GOAL >> Extract the lines from the start through the line that holds "df = pd.DataFrame(rows)", both included, omitting all images.

SOURCE EXCERPT >>
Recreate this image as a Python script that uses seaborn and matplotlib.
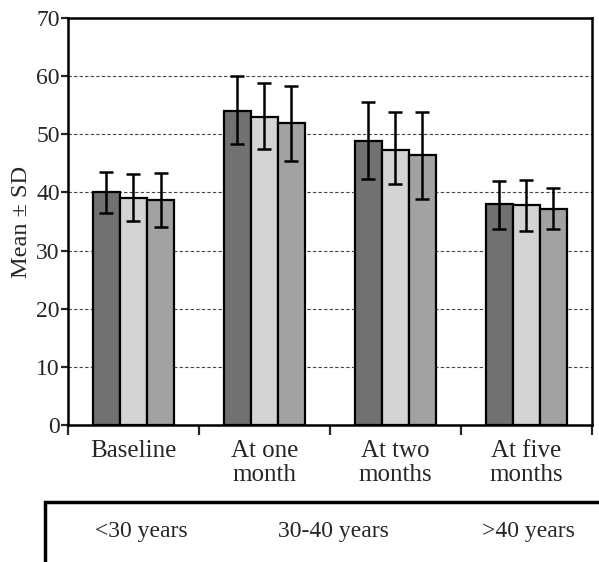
#!/usr/bin/env python3
import numpy as np
import pandas as pd
import seaborn as sns
import matplotlib.pyplot as plt
from matplotlib.patches import Rectangle

# ---------- Data ----------
periods = ["Baseline", "At one\nmonth", "At two\nmonths", "At five\nmonths"]
age_groups = ["<30 years", "30-40 years", ">40 years"]

means_lt30 = [40.0, 54.1, 48.8, 38.0]
means_30_40 = [39.1, 52.9, 47.3, 37.9]
means_gt40 = [38.7, 51.9, 46.5, 37.2]

upper_lt30 = [43.5, 60.1, 55.6, 42.0]
upper_30_40 = [43.1, 58.8, 53.8, 42.1]
upper_gt40 = [43.3, 58.4, 53.9, 40.8]

lower_lt30 = [36.5, 48.3, 42.3, 33.7]
lower_30_40 = [35.1, 47.5, 41.5, 33.4]
lower_gt40 = [34.1, 45.4, 38.8, 33.8]

colors = ["#717171", "#d4d4d4", "#a2a2a2"]

means = [means_lt30, means_30_40, means_gt40]
uppers = [upper_lt30, upper_30_40, upper_gt40]
lowers = [lower_lt30, lower_30_40, lower_gt40]

rows = []
for g, m in zip(age_groups, means):
    for p, v in zip(periods, m):
        rows.append({"period": p, "age": g, "mean": v})
df = pd.DataFrame(rows)

# ---------- Plot ----------
sns.set_style("white")
plt.rcParams["font.family"] = ["Liberation Serif", "DejaVu Serif"]

fig = plt.figure(figsize=(5.99, 5.62), dpi=100)
ax = fig.add_axes([0.1135, 0.2438, 0.8745, 0.724])

sns.barplot(data=df, x="period", y="mean", hue="age", order=periods,
            hue_order=age_groups, palette=colors, width=0.62, gap=0,
            errorbar=None, edgecolor="black", linewidth=1.6, legend=False,
            ax=ax, zorder=3)

# error bars on top of each bar
for cont, m, up, lo in zip(ax.containers, means, uppers, lowers):
    xs = [b.get_x() + b.get_width() / 2 for b in cont]
    m = np.array(m)
    yerr = [m - np.array(lo), np.array(up) - m]
    ax.errorbar(xs, m, yerr=yerr, fmt="none", ecolor="black",
                elinewidth=1.8, capsize=5, capthick=1.8, zorder=4)

ax.set_ylim(0, 70)
ax.set_xlim(-0.5, 3.5)
ax.set_yticks(range(0, 71, 10))
ax.yaxis.grid(True, linestyle=(0, (3, 2)), color="#444444", linewidth=0.8)
ax.xaxis.grid(False)
ax.set_axisbelow(True)

# category separators as major ticks, labels on minor ticks
ax.set_xticks(np.arange(-0.5, 4.0, 1.0))
ax.set_xticklabels([])
ax.set_xticks(range(len(periods)), minor=True)
ax.set_xticklabels(periods, minor=True, fontsize=18, linespacing=1.12)
ax.tick_params(axis="x", which="major", direction="out", length=7, width=1.6,
               bottom=True)
ax.tick_params(axis="x", which="minor", length=0, pad=11)
ax.tick_params(axis="y", direction="out", length=5, width=1.6, left=True,
               labelsize=17, pad=1)

for s in ax.spines.values():
    s.set_visible(True)
    s.set_color("black")
    s.set_linewidth(1.8)

ax.set_xlabel("")
ax.set_ylabel("Mean \u00b1 SD", fontsize=17.5, labelpad=3)

# legend strip: labels only, boxed
fig.patches.append(Rectangle((0.075, -0.02), 1.0, 0.127, transform=fig.transFigure,
                             fill=False, edgecolor="black", linewidth=2.5))
for label, xc in zip(age_groups, [0.236, 0.556, 0.882]):
    fig.text(xc, 0.054, label, ha="center", va="center", fontsize=17)

fig.savefig("out.png", dpi=100)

RESPONSE >>
Recreate this image as a Python script that uses seaborn and matplotlib.
#!/usr/bin/env python3
import numpy as np
import pandas as pd
import seaborn as sns
import matplotlib.pyplot as plt
from matplotlib.patches import Rectangle

# ---------- Data ----------
periods = ["Baseline", "At one\nmonth", "At two\nmonths", "At five\nmonths"]
age_groups = ["<30 years", "30-40 years", ">40 years"]

means_lt30 = [40.0, 54.1, 48.8, 38.0]
means_30_40 = [39.1, 52.9, 47.3, 37.9]
means_gt40 = [38.7, 51.9, 46.5, 37.2]

upper_lt30 = [43.5, 60.1, 55.6, 42.0]
upper_30_40 = [43.1, 58.8, 53.8, 42.1]
upper_gt40 = [43.3, 58.4, 53.9, 40.8]

lower_lt30 = [36.5, 48.3, 42.3, 33.7]
lower_30_40 = [35.1, 47.5, 41.5, 33.4]
lower_gt40 = [34.1, 45.4, 38.8, 33.8]

colors = ["#717171", "#d4d4d4", "#a2a2a2"]

means = [means_lt30, means_30_40, means_gt40]
uppers = [upper_lt30, upper_30_40, upper_gt40]
lowers = [lower_lt30, lower_30_40, lower_gt40]

rows = []
for g, m in zip(age_groups, means):
    for p, v in zip(periods, m):
        rows.append({"period": p, "age": g, "mean": v})
df = pd.DataFrame(rows)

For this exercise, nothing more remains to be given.